:: DATASET CONTENT ::
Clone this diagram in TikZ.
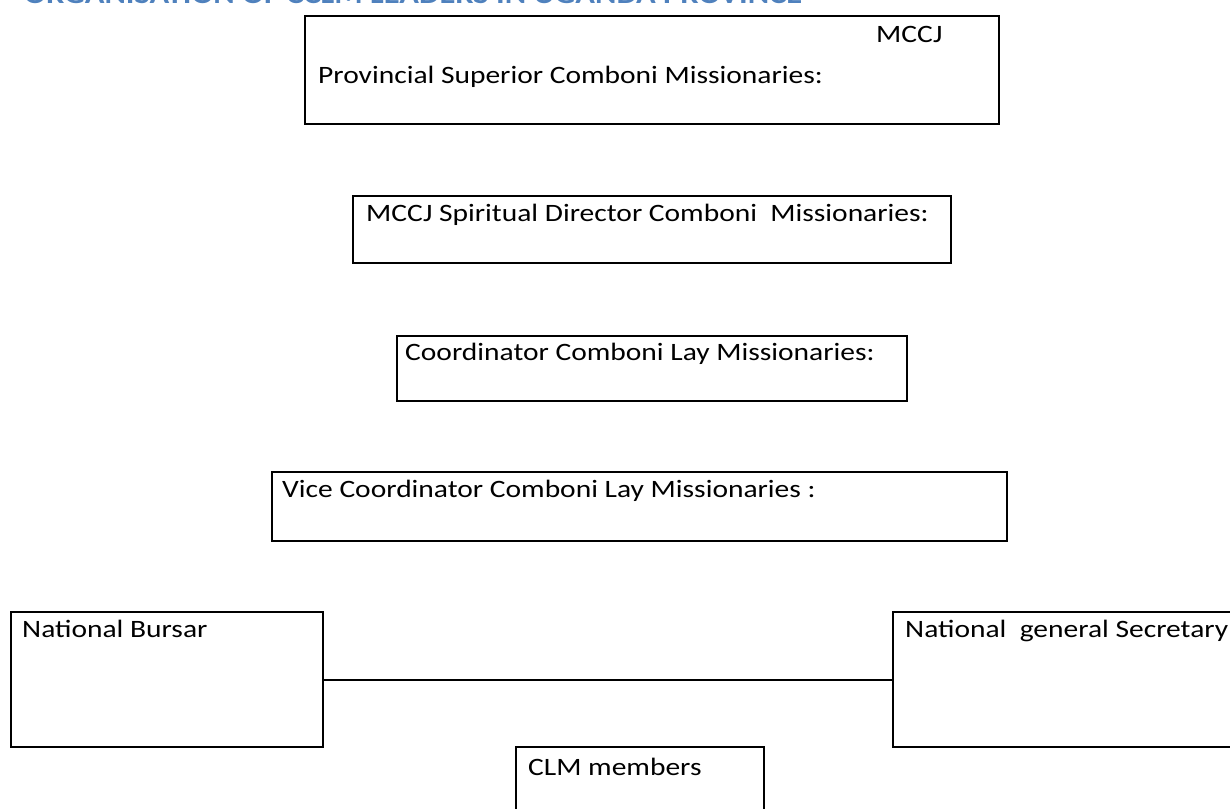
\documentclass[tikz,border=0pt]{standalone}
\usepackage{fontspec}
\setmainfont{Carlito}
\newfontfamily\boxfont[FakeStretch=1.18]{Carlito}
\newfontfamily\headfont[FakeStretch=1.16]{Carlito}
\usetikzlibrary{positioning}
\definecolor{headblue}{RGB}{79,129,189}

\begin{document}
\begin{tikzpicture}[x=1pt,y=-1pt,
      box/.style={draw,line width=2pt,inner sep=0pt,anchor=north west},
      txt/.style={anchor=base west,inner sep=0pt,font=\boxfont\fontsize{25}{30}\selectfont}]

      \useasboundingbox (0,0) rectangle (1230,808);

      % heading, cut by the top of the page
      \node[anchor=base west,inner sep=0pt,text=headblue,
        font=\headfont\fontsize{28}{32}\selectfont\bfseries] (title) at (24,4)
        {ORGANISATION OF CCLM LEADERS IN UGANDA PROVINCE};

      \node[box,minimum width=694pt,minimum height=108pt] (super) at (304,15) {};
      \node[txt] (superA) at (876,42) {MCCJ};
      \node[txt] (superB) at (318,83) {Provincial Superior Comboni Missionaries:};

      \node[box,minimum width=598pt,minimum height=67pt] (spirit) at (352,195) {};
      \node[txt] (spiritA) at (366,221) {MCCJ Spiritual Director Comboni\ \ Missionaries:};

      \node[box,minimum width=510pt,minimum height=65pt] (coord) at (396,335) {};
      \node[txt] (coordA) at (405,360) {Coordinator Comboni Lay Missionaries:};

      \node[box,minimum width=735pt,minimum height=69pt] (vice) at (271,471) {};
      \node[txt] (viceA) at (282,497) {Vice Coordinator Comboni Lay Missionaries :};

      \node[box,minimum width=312pt,minimum height=135pt] (bursar) at (10,611) {};
      \node[txt] (bursarA) at (22,637) {National Bursar};

      \node[box,minimum width=350pt,minimum height=135pt] (secr) at (892,611) {};
      \node[txt] (secrA) at (905,637) {National\ \ general Secretary};

      \node[box,minimum width=248pt,minimum height=80pt] (clm) at (515,746) {};
      \node[txt] (clmA) at (528,775) {CLM members};

      \draw[line width=2pt] (bursar.east) -- (secr.west);

\end{tikzpicture}
\end{document}
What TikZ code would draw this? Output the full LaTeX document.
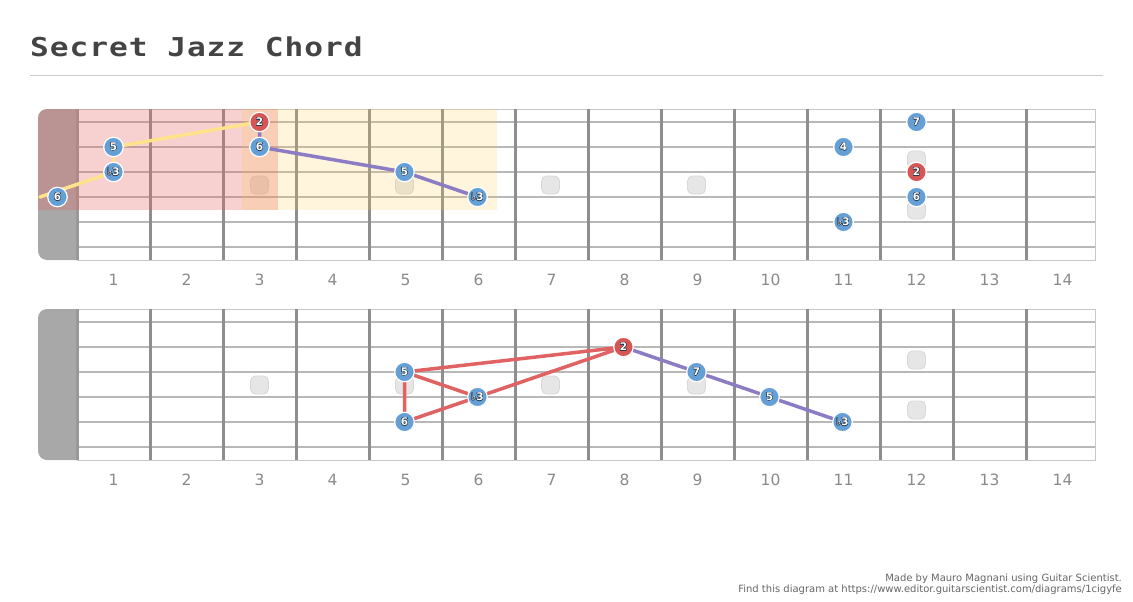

:: TASK TO COMPLETE ::
Exclude the images, then output the data above word for word.

:: SOLUTION ::
Clone this diagram in TikZ.
\documentclass[tikz,border=0pt]{standalone}
\usepackage{fontspec}
\setmainfont{Carlito}
\newfontfamily\boxfont[FakeStretch=1.18]{Carlito}
\newfontfamily\headfont[FakeStretch=1.16]{Carlito}
\usetikzlibrary{positioning}
\definecolor{headblue}{RGB}{79,129,189}

\begin{document}
\begin{tikzpicture}[x=1pt,y=-1pt,
      box/.style={draw,line width=2pt,inner sep=0pt,anchor=north west},
      txt/.style={anchor=base west,inner sep=0pt,font=\boxfont\fontsize{25}{30}\selectfont}]

      \useasboundingbox (0,0) rectangle (1230,808);

      % heading, cut by the top of the page
      \node[anchor=base west,inner sep=0pt,text=headblue,
        font=\headfont\fontsize{28}{32}\selectfont\bfseries] (title) at (24,4)
        {ORGANISATION OF CCLM LEADERS IN UGANDA PROVINCE};

      \node[box,minimum width=694pt,minimum height=108pt] (super) at (304,15) {};
      \node[txt] (superA) at (876,42) {MCCJ};
      \node[txt] (superB) at (318,83) {Provincial Superior Comboni Missionaries:};

      \node[box,minimum width=598pt,minimum height=67pt] (spirit) at (352,195) {};
      \node[txt] (spiritA) at (366,221) {MCCJ Spiritual Director Comboni\ \ Missionaries:};

      \node[box,minimum width=510pt,minimum height=65pt] (coord) at (396,335) {};
      \node[txt] (coordA) at (405,360) {Coordinator Comboni Lay Missionaries:};

      \node[box,minimum width=735pt,minimum height=69pt] (vice) at (271,471) {};
      \node[txt] (viceA) at (282,497) {Vice Coordinator Comboni Lay Missionaries :};

      \node[box,minimum width=312pt,minimum height=135pt] (bursar) at (10,611) {};
      \node[txt] (bursarA) at (22,637) {National Bursar};

      \node[box,minimum width=350pt,minimum height=135pt] (secr) at (892,611) {};
      \node[txt] (secrA) at (905,637) {National\ \ general Secretary};

      \node[box,minimum width=248pt,minimum height=80pt] (clm) at (515,746) {};
      \node[txt] (clmA) at (528,775) {CLM members};

      \draw[line width=2pt] (bursar.east) -- (secr.west);

\end{tikzpicture}
\end{document}
What TikZ code would draw this? Output the full LaTeX document.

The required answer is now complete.